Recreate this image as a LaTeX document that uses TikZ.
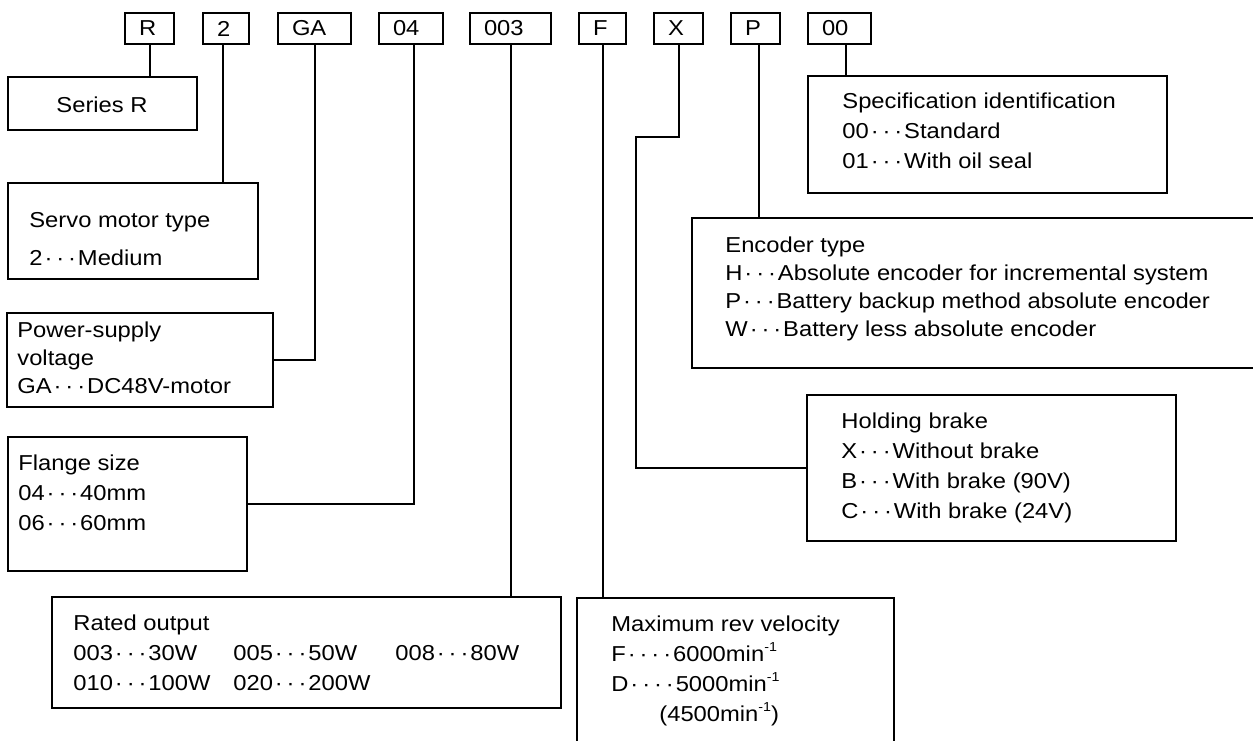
\documentclass[tikz,border=0pt]{standalone}
\usepackage{fontspec}
\newfontfamily\diagfont{Liberation Sans}[FakeStretch=1.1]
\usetikzlibrary{fit}
\newcommand{\dt}{\makebox[5.9pt]{\textperiodcentered}}
\newcommand{\tdots}{\dt\dt\dt}
\newcommand{\permin}{min\raisebox{4.6pt}{\fontsize{6.5}{7}\selectfont -1}}

\begin{document}
\begin{tikzpicture}[x=0.5pt,y=-0.5pt,
  font=\diagfont\fontsize{10.8}{15}\selectfont,
  panel/.style={draw, line width=1pt, inner sep=0pt},
  codebox/.style={draw, line width=1pt, anchor=north west, minimum height=15.5pt, inner xsep=7pt, inner ysep=0pt, text width=#1, align=left},
  desc/.style={anchor=base west, align=left, inner sep=0pt},
  link/.style={line width=1pt},
]
\useasboundingbox (0,0) rectangle (1253,740);
\clip (0,0) rectangle (1253,740);

% model code
\node[codebox=10.5pt] (cR) at (124,12) {R};
\node[codebox=9pt] (c2) at (202,12) {2};
\node[codebox=22.5pt] (cGA) at (277,12) {GA};
\node[codebox=18pt] (c04) at (378,12) {04};
\node[codebox=26.5pt] (c003) at (469,12) {003};
\node[codebox=9.5pt] (cF) at (578,12) {F};
\node[codebox=10.5pt] (cX) at (653,12) {X};
\node[codebox=10.5pt] (cP) at (730,12) {P};
\node[codebox=17.5pt] (c00) at (807,12) {00};

% left column (desc nodes sit on the baseline of their last line)
\node[panel,fit={(8,77) (197,130)}] (bxR) {};
\node[desc,anchor=base] (tR) at (102,112) {Series R};
\node[panel,fit={(8,183) (258,279)}] (bxServo) {};
\node[desc] (tServo) at (29,265) {Servo motor type\\[4pt]2\tdots Medium};
\node[panel,fit={(7,313) (273,407)}] (bxPower) {};
\node[desc] (tPower) at (17,393) {Power-supply\\[-1pt]voltage\\[-1pt]GA\tdots DC48V-motor};
\node[panel,fit={(8,437) (247,571)}] (bxFlange) {};
\node[desc] (tFlange) at (18,530) {Flange size\\04\tdots 40mm\\06\tdots 60mm};

% bottom row
\node[panel,fit={(52,597) (561,708)}] (bxRated) {};
\node[desc] (tRated) at (73,690) {Rated output\\
  \makebox[80pt][l]{003\tdots 30W}\makebox[81pt][l]{005\tdots 50W}008\tdots 80W\\
  \makebox[80pt][l]{010\tdots 100W}020\tdots 200W};
\node[panel,fit={(577,598) (894,770)}] (bxMax) {};
\node[desc] (tMax) at (611,721) {Maximum rev velocity\\F\dt\dt\dt\dt 6000\permin\\D\dt\dt\dt\dt 5000\permin\\\hspace*{24pt}(4500\permin)};

% right column
\node[panel,fit={(808,76) (1167,193)}] (bxSpec) {};
\node[desc] (tSpec) at (842,168) {Specification identification\\00\tdots Standard\\01\tdots With oil seal};
\node[panel,fit={(692,218) (1275,368)}] (bxEnc) {};
\node[desc] (tEnc) at (725,336) {Encoder type\\[-1pt]H\tdots Absolute encoder for incremental system\\[-1pt]P\tdots Battery backup method absolute encoder\\[-1pt]W\tdots Battery less absolute encoder};
\node[panel,fit={(807,395) (1176,541)}] (bxBrake) {};
\node[desc] (tBrake) at (841,518) {Holding brake\\X\tdots Without brake\\B\tdots With brake (90V)\\C\tdots With brake (24V)};

% leaders
\draw[link] (cR.south) -- (cR.south |- bxR.north);
\draw[link] ([xshift=-1.5pt]c2.south) -- ([xshift=-1.5pt]c2.south |- bxServo.north);
\draw[link] (cGA.south) |- (bxPower.east);
\draw[link] ([xshift=1.5pt]c04.south) |- (bxFlange.east);
\draw[link] (c003.south) -- (c003.south |- bxRated.north);
\draw[link] (cF.south) -- (cF.south |- bxMax.north);
\draw[link] (cX.south) |- (636,137) |- (bxBrake.west);
\draw[link] ([xshift=1.5pt]cP.south) -- ([xshift=1.5pt]cP.south |- bxEnc.north);
\draw[link] ([xshift=3pt]c00.south) -- ([xshift=3pt]c00.south |- bxSpec.north);

\end{tikzpicture}
\end{document}
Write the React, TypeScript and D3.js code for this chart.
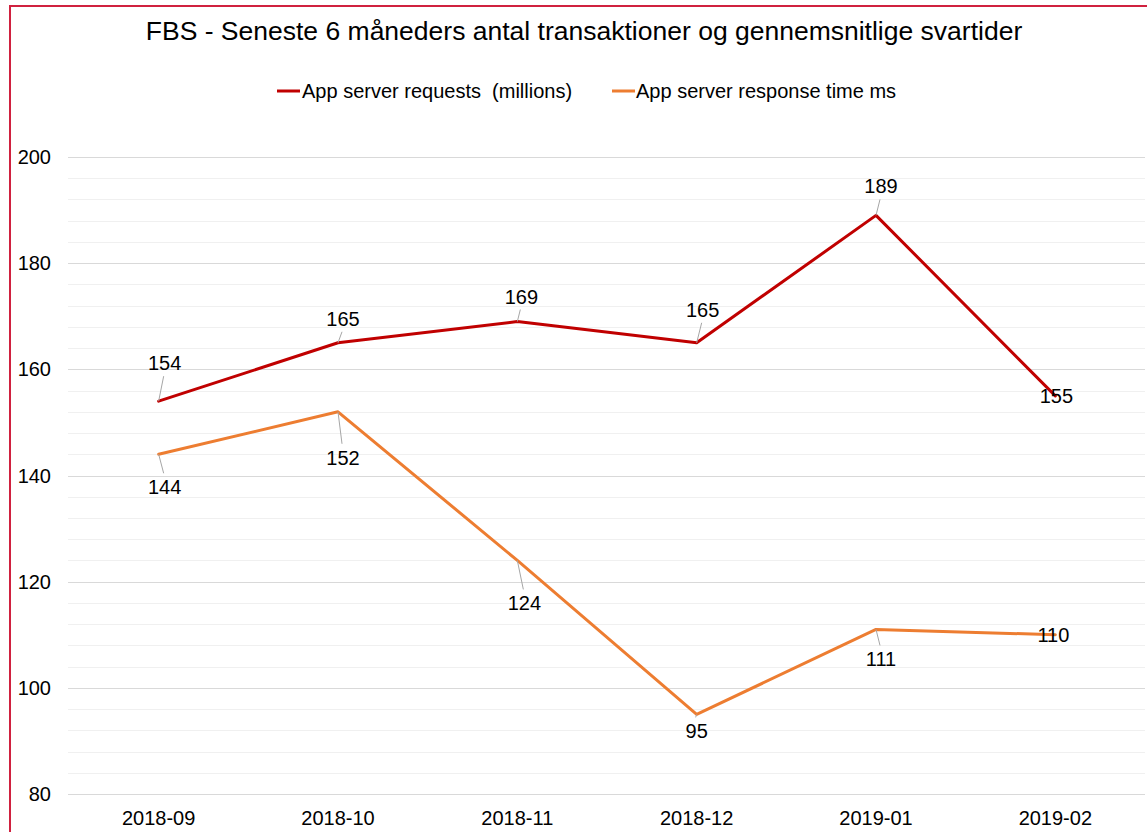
import React from "react";
import * as d3 from "d3";

const categories = ["2018-09", "2018-10", "2018-11", "2018-12", "2019-01", "2019-02"];
const requests = [154, 165, 169, 165, 189, 155];
const responseTime = [144, 152, 124, 95, 111, 110];
const yTicks = [80, 100, 120, 140, 160, 180, 200];
const title = "FBS - Seneste 6 måneders antal transaktioner og gennemsnitlige svartider";
const seriesNames = ["App server requests  (millions)", "App server response time ms"];

// label placement offsets (style): [dx, dy baseline]
const reqLabelOffsets: [number, number][] = [[6, -31], [5, -17], [4, -18], [6, -26], [5, -22], [1, 7]];
const rtLabelOffsets: [number, number][] = [[6, 40], [5, 53], [7, 50], [0, 24], [5, 37], [-2, 7]];

const W = 1147, H = 832;
const FONT = "'Liberation Sans', Arial, Helvetica, sans-serif";
const RED = "#c00000";
const ORANGE = "#ed7d31";

export default function App() {
  const x = d3.scalePoint<string>().domain(categories).range([69, 1145]).padding(0.5);
  const y = d3.scaleLinear().domain([80, 200]).range([794, 157]);
  const minor = d3.range(80, 200.001, 4);
  const line = d3.line<number>().x((_, i) => x(categories[i])!).y((d) => y(d));

  const renderLabels = (vals: number[], offs: [number, number][], key: string) =>
    vals.map((v, i) => {
      const px = x(categories[i])!;
      const py = y(v);
      const [dx, dy] = offs[i];
      const lx = px + dx;
      const ly = py + dy;
      const above = dy < 0;
      const dist = Math.abs(dy);
      const showLeader = dist > 16;
      const endY = above ? ly + 6 : ly - 21;
      return (
        <g key={key + i}>
          {showLeader && (
            <line x1={px} y1={py} x2={lx - 1} y2={endY} stroke="#a6a6a6" strokeWidth={1} />
          )}
          <text x={lx} y={ly} textAnchor="middle" fontSize={20} fill="#000" fontFamily={FONT}>
            {v}
          </text>
        </g>
      );
    });

  return (
    <svg width={W} height={H} style={{ position: "absolute", left: 0, top: 0, background: "#fff" }}>
      <rect x={0} y={0} width={W} height={H} fill="#fff" />
      <path d={`M10,${H + 2} V6 H${W + 2}`} fill="none" stroke="#d0213f" strokeWidth={2} />
      <text x={584} y={40} textAnchor="middle" fontSize={26.5} fontFamily={FONT} fill="#000">
        {title}
      </text>
      {/* legend */}
      <g fontFamily={FONT} fontSize={20} style={{ whiteSpace: "pre" }}>
        <line x1={277} x2={300} y1={91} y2={91} stroke={RED} strokeWidth={3} />
        <text x={302} y={98} fill="#000" xmlSpace="preserve">{seriesNames[0]}</text>
        <line x1={612} x2={635} y1={91} y2={91} stroke={ORANGE} strokeWidth={3} />
        <text x={636} y={98} fill="#000">{seriesNames[1]}</text>
      </g>
      {/* grid */}
      {minor.map((t) => (
        <line key={"m" + t} x1={68} x2={1145} y1={Math.round(y(t)) + 0.5} y2={Math.round(y(t)) + 0.5}
          stroke={t % 20 === 0 ? "#d9d9d9" : "#f0f0f0"} strokeWidth={1} />
      ))}
      {yTicks.map((t) => (
        <text key={"yt" + t} x={51} y={y(t) + 7} textAnchor="end" fontSize={20} fontFamily={FONT} fill="#000">
          {t}
        </text>
      ))}
      {categories.map((c) => (
        <text key={c} x={x(c)!} y={825} textAnchor="middle" fontSize={20} fontFamily={FONT} fill="#000">
          {c}
        </text>
      ))}
      <path d={line(requests)!} fill="none" stroke={RED} strokeWidth={3} strokeLinejoin="round" strokeLinecap="round" />
      <path d={line(responseTime)!} fill="none" stroke={ORANGE} strokeWidth={3} strokeLinejoin="round" strokeLinecap="round" />
      {renderLabels(requests, reqLabelOffsets, "r")}
      {renderLabels(responseTime, rtLabelOffsets, "o")}
    </svg>
  );
}
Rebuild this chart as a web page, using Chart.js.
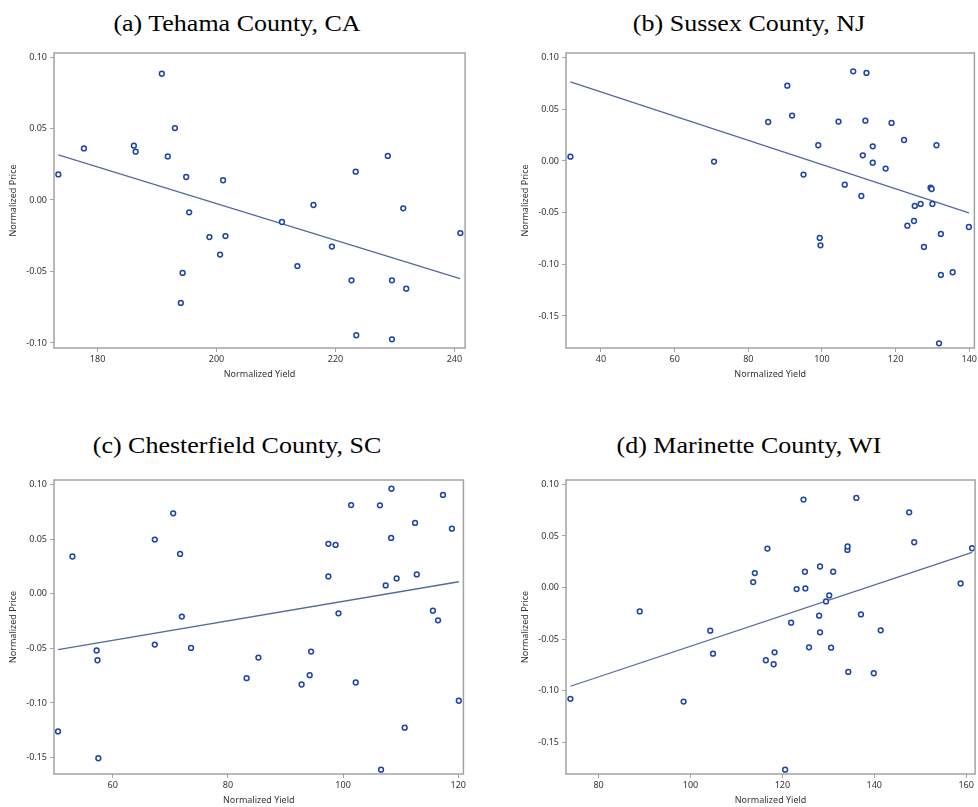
<!DOCTYPE html>
<html>
<head>
<meta charset="utf-8">
<script src="https://cdn.jsdelivr.net/npm/chart.js@4.4.1/dist/chart.umd.min.js"></script>
<style>
  html, body { margin: 0; padding: 0; background: #fff; overflow: hidden; }
  body { width: 978px; height: 807px; position: relative; }
  .panel { position: absolute; }
  .title {
    position: absolute;
    font-family: "Liberation Serif", "Times New Roman", serif;
    font-size: 23px;
    line-height: 23px;
    color: #000;
    white-space: nowrap;
    transform: translateX(-50%) scaleX(1.13);
  }
</style>
</head>
<body>

<div class="title" style="left:236.5px; top:11.5px">(a) Tehama County, CA</div>
<div class="title" style="left:749px; top:11.5px">(b) Sussex County, NJ</div>
<div class="title" style="left:236.5px; top:433.5px">(c) Chesterfield County, SC</div>
<div class="title" style="left:749px; top:433.5px">(d) Marinette County, WI</div>

<canvas id="chartA" class="panel"></canvas>
<canvas id="chartB" class="panel"></canvas>
<canvas id="chartC" class="panel"></canvas>
<canvas id="chartD" class="panel"></canvas>

<script>
// Tehama County, CA
const tehamaYield = [173.4, 177.7, 186.1, 186.4, 190.8, 193.0, 191.8, 194.9, 195.4, 198.8, 201.5, 201.1, 200.6, 194.3,
                     194.0, 211.0, 216.3, 213.6, 219.4, 223.4, 228.8, 231.4, 222.7, 229.5, 231.9, 223.5, 229.5, 241.0]
const tehamaPrice = [0.0179, 0.0361, 0.038, 0.0338, 0.0883, 0.0503, 0.0305, 0.0161, -0.0086, -0.0259, -0.0252, 0.0138, -0.0382, -0.051,
                     -0.072, -0.0154, -0.0035, -0.0462, -0.0326, 0.0198, 0.0308, -0.0058, -0.0562, -0.0562, -0.062, -0.0946, -0.0974, -0.0231]
const tehamaFitYield = [173.4, 240.95]
const tehamaFitPrice = [0.0315, -0.055]

// Sussex County, NJ
const sussexYield = [31.7, 70.7, 85.4, 90.6, 91.9, 95.0, 99.0, 99.4, 99.6, 104.5, 106.2, 108.5, 112.1, 111.8, 111.1, 110.7, 113.8, 113.8,
                     117.3, 118.9, 122.3, 123.2, 125.0, 125.2, 126.8, 127.7, 129.5, 129.8, 130.0, 131.1, 132.3, 132.3, 135.5, 131.8, 139.9]
const sussexPrice = [0.0042, -0.0006, 0.0377, 0.0729, 0.0439, -0.0132, 0.0152, -0.0745, -0.0816, 0.0381, -0.0229, 0.0868, 0.0852, 0.039, 0.0055, -0.0339, 0.0142, -0.0016,
                     -0.0074, 0.0368, 0.0203, -0.0626, -0.0581, -0.0435, -0.0416, -0.0832, -0.0258, -0.0271, -0.0416, 0.0152, -0.0706, -0.1103, -0.1077, -0.1765, -0.0639]
const sussexFitYield = [31.7, 139.9]
const sussexFitPrice = [0.0765, -0.0503]

// Chesterfield County, SC
const chesterfieldYield = [50.5, 53.0, 57.2, 57.35, 57.5, 67.3, 67.3, 70.5, 71.7, 72.0, 73.6, 83.25, 85.3, 92.8, 94.2, 94.45, 97.45, 98.7,
                           97.45, 99.2, 102.2, 101.4, 106.4, 108.4, 108.35, 107.4, 109.3, 106.6, 110.7, 112.5, 112.8, 115.6, 116.5, 117.35, 118.9, 120.1]
const chesterfieldPrice = [-0.126, 0.034, -0.052, -0.0609, -0.1506, 0.0495, -0.0466, 0.0735, 0.0364, -0.021, -0.0496, -0.0773, -0.0585, -0.0831, -0.0746, -0.053, 0.0456, 0.0446,
                           0.0158, -0.018, -0.0813, 0.0811, 0.0808, 0.096, 0.051, 0.0075, 0.0139, -0.161, -0.1226, 0.0647, 0.0176, -0.0156, -0.0244, 0.0903, 0.0595, -0.098]
const chesterfieldFitYield = [50.5, 120.1]
const chesterfieldFitPrice = [-0.0512, 0.0109]

// Marinette County, WI
const marinetteYield = [73.86, 88.95, 98.5, 104.3, 104.9, 113.65, 114.0, 116.75, 116.4, 118.3, 118.1, 120.6, 121.9, 123.1, 124.6, 124.9, 125.0, 125.8,
                        128.0, 128.2, 128.2, 129.5, 130.2, 131.05, 130.6, 134.15, 134.2, 134.35, 136.1, 137.1, 139.9, 141.4, 147.6, 148.7, 158.8, 161.3]
const marinettePrice = [-0.1078, -0.0231, -0.1104, -0.0418, -0.064, 0.0053, 0.014, 0.0378, -0.0704, -0.0627, -0.0743, -0.1764, -0.034, -0.0015, 0.0852, 0.0153, -0.0008, -0.0579,
                        -0.0272, 0.0204, -0.0434, -0.0134, -0.0076, 0.0153, -0.0582, 0.0365, 0.0398, -0.0817, 0.0868, -0.026, -0.083, -0.0414, 0.0729, 0.0439, 0.004, 0.0381]
const marinetteFitYield = [73.86, 161.3]
const marinetteFitPrice = [-0.0956, 0.034]

// tick labels
const xTicksA = [180, 200, 220, 240]
const xTicksB = [40, 60, 80, 100, 120, 140]
const xTicksC = [60, 80, 100, 120]
const xTicksD = [80, 100, 120, 140, 160]
const yTicksTop = [-0.10, -0.05, 0.00, 0.05, 0.10]
const yTicksLow = [-0.15, -0.10, -0.05, 0.00, 0.05, 0.10]

const markerColor = '#1f42a8'
const lineColor = '#4f6c9c'
const frameColor = '#a3a3a3'
const tickFont = { family: '"Noto Sans", "Liberation Sans", sans-serif', size: 9 }

// box around the plot area
const framePlugin = {
  id: 'frame',
  afterDatasetsDraw(chart) {
    const a = chart.chartArea
    const ctx = chart.ctx
    ctx.save()
    ctx.strokeStyle = frameColor
    ctx.lineWidth = 1.5
    ctx.strokeRect(a.left, a.top, a.right - a.left, a.bottom - a.top)
    ctx.restore()
  }
}

const toPoints = (xs, ys) => xs.map((x, i) => ({ x: x, y: ys[i] }))

// plot box in page pixels: left, top, right, bottom
function makePanel(id, box, data, ranges, xTicks, yTicks) {
  const canvas = document.getElementById(id)
  const yAxisW = 54, padTop = 10, xAxisH = 34, padBottom = 2, padRight = 3
  const w = box[2] - box[0] + yAxisW + padRight
  const h = box[3] - box[1] + padTop + xAxisH + padBottom
  canvas.style.left = (box[0] - yAxisW) + 'px'
  canvas.style.top = (box[1] - padTop) + 'px'
  canvas.style.width = w + 'px'
  canvas.style.height = h + 'px'
  canvas.width = w
  canvas.height = h

  new Chart(canvas, {
    type: 'scatter',
    data: {
      datasets: [
        {
          data: toPoints(data.xs, data.ys),
          pointStyle: 'circle',
          pointRadius: 2.4,
          pointBorderWidth: 1.5,
          pointBorderColor: markerColor,
          pointBackgroundColor: '#ffffff',
          pointHoverRadius: 2.4,
          clip: false,
          order: 1
        },
        {
          data: toPoints(data.fitX, data.fitY),
          showLine: true,
          borderColor: lineColor,
          borderWidth: 1.3,
          pointRadius: 0,
          fill: false,
          order: 2
        }
      ]
    },
    options: {
      responsive: false,
      animation: false,
      events: [],
      layout: { padding: { top: padTop, right: padRight, bottom: padBottom, left: 0 } },
      plugins: { legend: { display: false }, tooltip: { enabled: false } },
      scales: {
        x: {
          type: 'linear',
          min: ranges[0],
          max: ranges[1],
          afterBuildTicks: s => { s.ticks = xTicks.map(v => ({ value: v })) },
          afterFit: s => { s.height = xAxisH },
          grid: { drawOnChartArea: false, tickLength: 4, color: frameColor, lineWidth: 1 },
          border: { display: false },
          ticks: { font: tickFont, color: '#333', padding: 2, maxRotation: 0, callback: v => String(v) },
          title: { display: true, text: 'Normalized Yield', font: tickFont, color: '#333', padding: { top: 2, bottom: 2 } }
        },
        y: {
          type: 'linear',
          min: ranges[2],
          max: ranges[3],
          afterBuildTicks: s => { s.ticks = yTicks.map(v => ({ value: v })) },
          afterFit: s => { s.width = yAxisW },
          grid: { drawOnChartArea: false, tickLength: 4, color: frameColor, lineWidth: 1 },
          border: { display: false },
          ticks: { font: tickFont, color: '#333', padding: 3, callback: v => v.toFixed(2) },
          title: { display: true, text: 'Normalized Price', font: tickFont, color: '#333', padding: { top: 8, bottom: 0 } }
        }
      }
    },
    plugins: [framePlugin]
  })
}

makePanel('chartA', [54, 53.3, 466, 348.3],
  { xs: tehamaYield, ys: tehamaPrice, fitX: tehamaFitYield, fitY: tehamaFitPrice },
  [172.67, 241.8, -0.1035, 0.1028], xTicksA, yTicksTop)

makePanel('chartB', [565.7, 53.3, 976, 348.3],
  { xs: sussexYield, ys: sussexPrice, fitX: sussexFitYield, fitY: sussexFitPrice },
  [30.5, 141.4, -0.181, 0.1045], xTicksB, yTicksLow)

makePanel('chartC', [54, 479.7, 465, 774.3],
  { xs: chesterfieldYield, ys: chesterfieldPrice, fitX: chesterfieldFitYield, fitY: chesterfieldFitPrice },
  [49.8, 120.9, -0.165, 0.104], xTicksC, yTicksLow)

makePanel('chartD', [565.7, 479.7, 976.5, 774.3],
  { xs: marinetteYield, ys: marinettePrice, fitX: marinetteFitYield, fitY: marinetteFitPrice },
  [72.9, 161.95, -0.1806, 0.1042], xTicksD, yTicksLow)
</script>
</body>
</html>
# # # # # # #
Requirement:
From the line containing "Write the React, TypeScript" through the line containing "import * as", copy every line above exactly, without pictures.

Reply to the exercise:
Write the React, TypeScript and D3.js code for this chart.
import React from "react";
import * as d3 from "d3";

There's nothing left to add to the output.